Il Vangelo e la Dottrina Sociale sono per i cristiani il nutrimento costante di questo impegno; ma al tempo stesso possono essere una bussola valida per tutti. Perché si tratta, in effetti, di un compito affidato a tutti, credenti e non, che lo devono elaborare e realizzare attraverso la riflessione e la prassi ispirate alla dignità della persona e al bene comune.

Se vuoi la pace, prepara istituzioni di pace. Ci rendiamo sempre più conto che non si tratta solo di istituzioni politiche, nazionali o internazionali, ma è l’insieme delle istituzioni — educative, economiche, sociali — ad essere chiamato in causa. Nell’Enciclica Fratelli tutti ritorna molte volte il richiamo alla necessità della costruzione di un “noi”, che deve tradursi anche a livello istituzionale. Per questo vi incoraggio all’impegno e ad essere presenti: presenti dentro la pasta della storia come lievito di unità, di comunione, di fraternità. La fraternità ha bisogno di essere scoperta, amata, sperimentata, annunciata e testimoniata, nella fiduciosa speranza che essa è possibile grazie all’amore di Dio, «riversato nei nostri cuori per mezzo dello Spirito Santo» (Rm 5, 5).

Cari amici, vi ringrazio di essere venuti. Prego per voi: perché possiate operare con tenacia e con pazienza. E vi accompagno con la mia benedizione. Grazie!

Quell’abbraccio tra l’israeliano Inon e il palestinese Sarah

Tra le circa 250 persone presenti oggi in Sala Clementina in occasione dell’udienza di Leone XIV ai movimenti popolari per la pace, c’erano l’israeliano Maoz Inon — i cui genitori sono morti per mano di Hamas nell’attacco del 7 ottobre 2023 — e il palestinese Aziz Sarah, al quale l’esercito israeliano ha ucciso il fratello. I due uomini, uniti da un vissuto drammatico che avrebbe facilmente potuto farli cedere alla rabbia e all’odio, sono invece amici e collaboratori.
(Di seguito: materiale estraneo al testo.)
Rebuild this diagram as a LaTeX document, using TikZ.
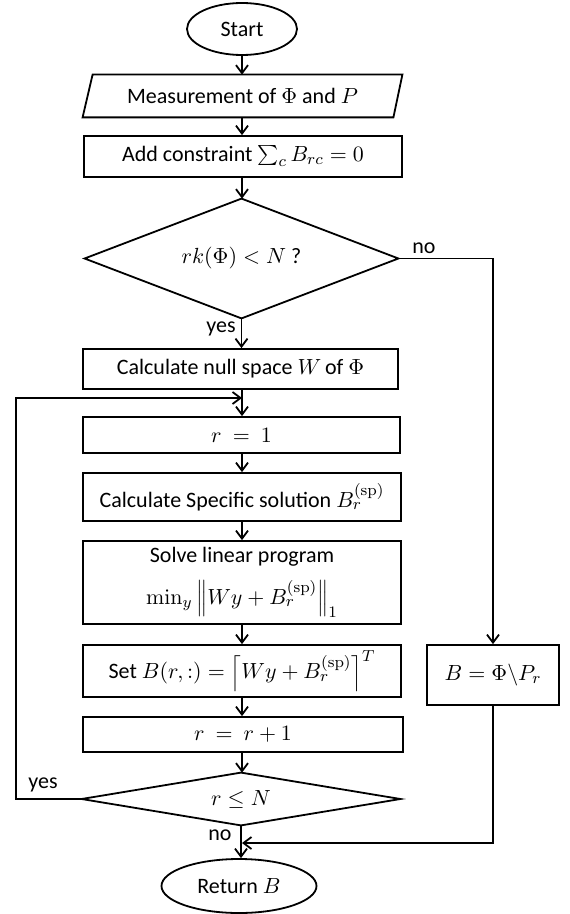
\documentclass[tikz,border=0pt]{standalone}
\usepackage[no-math]{fontspec}
\setmainfont{Carlito}
\usetikzlibrary{shapes.geometric,arrows.meta,calc}
\begin{document}
\begin{tikzpicture}[x=0.5pt,y=-0.5pt,
  every node/.style={font=\fontsize{11pt}{13pt}\selectfont},
  box/.style={draw, line width=0.9pt, rectangle, inner sep=0pt, align=center},
  term/.style={draw, line width=0.9pt, ellipse, inner sep=0pt},
  arr/.style={line width=0.9pt, -{Straight Barb[length=4pt,width=6pt]}},
  ln/.style={line width=0.9pt},
  lbl/.style={inner sep=0pt}]
\useasboundingbox (0,0) rectangle (569,914);

% nodes
\node[term, minimum width=55pt, minimum height=26pt] (start) at (242,29) {Start};
\node[lbl, minimum width=159.5pt, minimum height=21pt] (meas) at (242.5,96) {Measurement of $\Phi$ and $P$};
\draw[ln] ($(meas.north west)+(10,0)$) -- (meas.north east) -- ($(meas.south east)+(-9,0)$) -- (meas.south west) -- cycle;
\node[box, minimum width=159pt, minimum height=20.5pt] (add) at (243,156.5) {Add constraint $\textstyle\sum_c B_{rc} = 0$};
\node[lbl, minimum width=156.5pt, minimum height=59.5pt] (dec1) at (241.5,258.5) {$rk(\Phi) < N$ ?};
\draw[ln] (dec1.north) -- (dec1.east) -- (dec1.south) -- (dec1.west) -- cycle;
\node[box, minimum width=157.5pt, minimum height=20pt] (null) at (240.5,369) {Calculate null space $W$\,of $\Phi$};
\node[box, minimum width=158.5pt, minimum height=18pt] (r1) at (241.5,435) {$r\ =\ 1$};
\node[box, minimum width=159pt, minimum height=24pt] (spec) at (242,497) {Calculate Specific solution $B_r^{(\mathrm{sp})}$};
\node[box, minimum width=159pt, minimum height=41.5pt] (solve) at (242,582.5) {Solve linear program\\[6pt] $\min_y \left\| Wy + B_r^{(\mathrm{sp})} \right\|_1$};
\node[box, minimum width=159pt, minimum height=26pt] (set) at (242,671) {Set $B(r,:) = \left\lceil Wy + B_r^{(\mathrm{sp})} \right\rceil^T$};
\node[box, minimum width=160pt, minimum height=17.5pt] (rinc) at (243,734.5) {$r\ =\ r + 1$};
\node[lbl, minimum width=159pt, minimum height=26pt] (dec2) at (241,799) {$r \leq N$};
\draw[ln] (dec2.north) -- (dec2.east) -- (dec2.south) -- (dec2.west) -- cycle;
\node[term, minimum width=77.5pt, minimum height=27pt] (ret) at (239,886) {Return $B$};
\node[box, minimum width=66pt, minimum height=30pt] (bsol) at (493,675) {$B = \Phi\backslash P_r$};

% helper coordinates
\coordinate (loopL) at (16,798);
\coordinate (jn1) at (242,398);
\coordinate (jn2) at (242,843);

% connectors
\draw[arr] (start.south) -- (start.south |- meas.north);
\draw[arr] (start.south |- meas.south) -- (start.south |- add.north);
\draw[arr] (start.south |- add.south) -- (start.south |- dec1.north);
\draw[arr] (dec1.south) -- (dec1.south |- null.north);
\draw[arr] (jn1 |- null.south) -- (jn1 |- r1.north);
\draw[arr] (jn1 |- r1.south) -- (jn1 |- spec.north);
\draw[arr] (jn1 |- spec.south) -- (jn1 |- solve.north);
\draw[arr] (jn1 |- solve.south) -- (jn1 |- set.north);
\draw[arr] (jn1 |- set.south) -- (jn1 |- rinc.north);
\draw[arr] (jn1 |- rinc.south) -- (jn1 |- dec2.north);
\draw[arr] (dec2.south) -- (dec2.south |- ret.north);
\draw[arr] (dec2.west) -- (dec2.west -| loopL) |- (jn1);
\draw[arr] (dec1.east) -| (bsol.north);
\draw[arr] (bsol.south) |- (jn2);

% labels
\node[lbl] (lno1) at (424,248) {no};
\node[lbl] (lyes1) at (221,329) {yes};
\node[lbl] (lyes2) at (43,785) {yes};
\node[lbl] (lno2) at (220,835) {no};
\end{tikzpicture}
\end{document}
Papa Prevost, ringraziandoli, ha ricordato un gesto del quale sono stati protagonisti e che, ha detto, «rimane come testimonianza e segno di speranza»: l’«abbraccio coraggioso» fra i due, avvenuto poco più di un anno fa, il 18 maggio 2024 a Verona, in presenza di Papa Francesco che si trovava in visita nella città scaligera. Nel corso dell’incontro «Arena di pace», presieduto da Bergoglio nell’anfiteatro romano, Inon e Sarah, imprenditori e rappresentanti di due popolazioni in guerra, avevano dapprima condiviso la loro testimonianza davanti a 12.500 persone per poi abbracciarsi e includere nella stretta anche il Pontefice argentino, fratelli nella comune sofferenza e nel desiderio della pace.